Network-based Buffer Overflow Attack Detection
Buffer overflow attack is the main attack method that most if not all existing malicious worms use to propagate themselves from machine to machine. Many solutions to the buffer overflow attack problem have been proposed in the last decade, including compiler transformation approaches that detect and/or prevent tampering of control-sensitive data structures, library rewriting approaches that ensure incoming traffic never steps beyond the corresponding receiving buffer's bound, and operating system approaches that prevent malicious code injected by buffer overflow attacks from being executed. In theory, these efforts have largely successfully solved the buffer overflow attack problem. In practice, however, new buffer overflow vulnerabilities are still discovered and reported on a routine basis. This discrepancy between theory and practice arises because almost all existing solutions to the buffer overflow attack problem require substantial modification to the computing infrastructure in which network applications are developed or executed, and thus have met substantial resistance in actual deployment. One way to overcome this deployment problem is to develop a network-based buffer overflow attack detection mechanism that can detect arbitrary buffer overflow attacks without requiring any changes to the network applications or the hosts they run on.
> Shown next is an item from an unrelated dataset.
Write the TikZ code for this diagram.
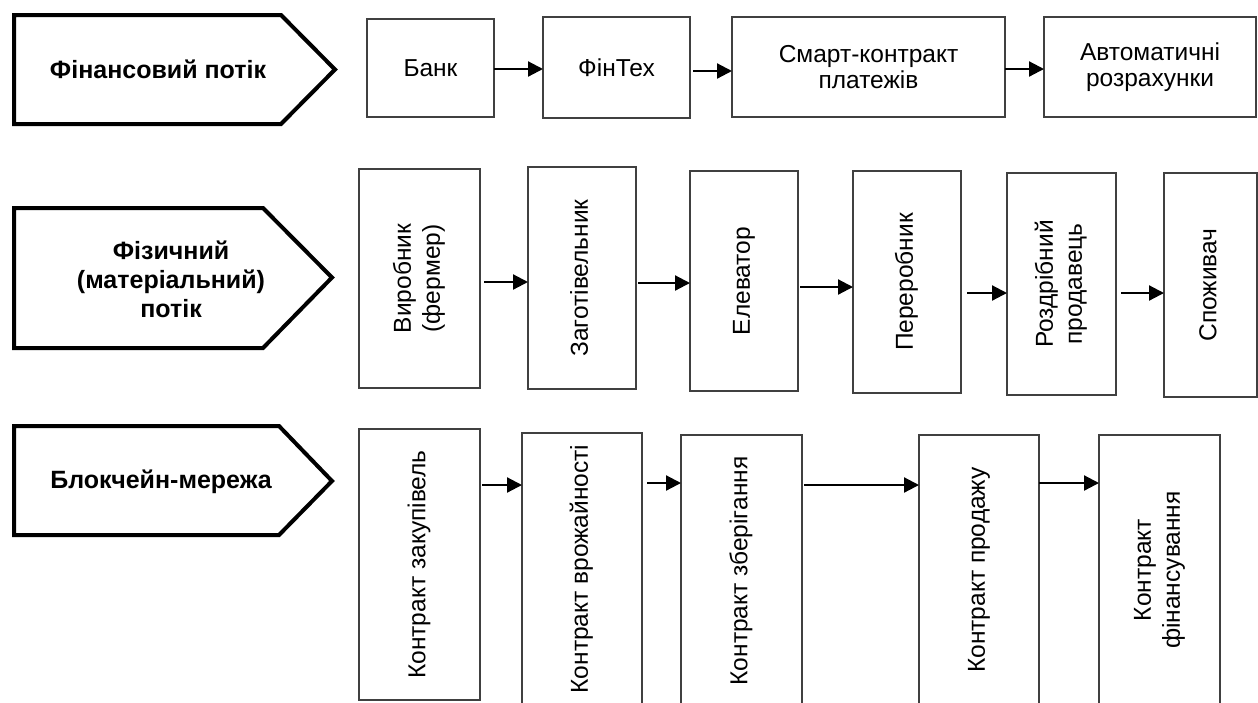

Existing network-based intrusion detection systems (NIDSs) compare incoming packets against an attack signature database, and raise an alert when one or multiple matches are found. Typically, a separate signature is created for each distinct buffer overflow attack. Obviously, this approach cannot effectively detect zero-day attacks, whose signature is unavailable by definition, or variants of known attacks. Moreover, under this approach, false positives are inevitable and tend to be numerous, mainly because the signature matching logic in NIDSs rarely takes into account the context in which buffer overflow attacks take place.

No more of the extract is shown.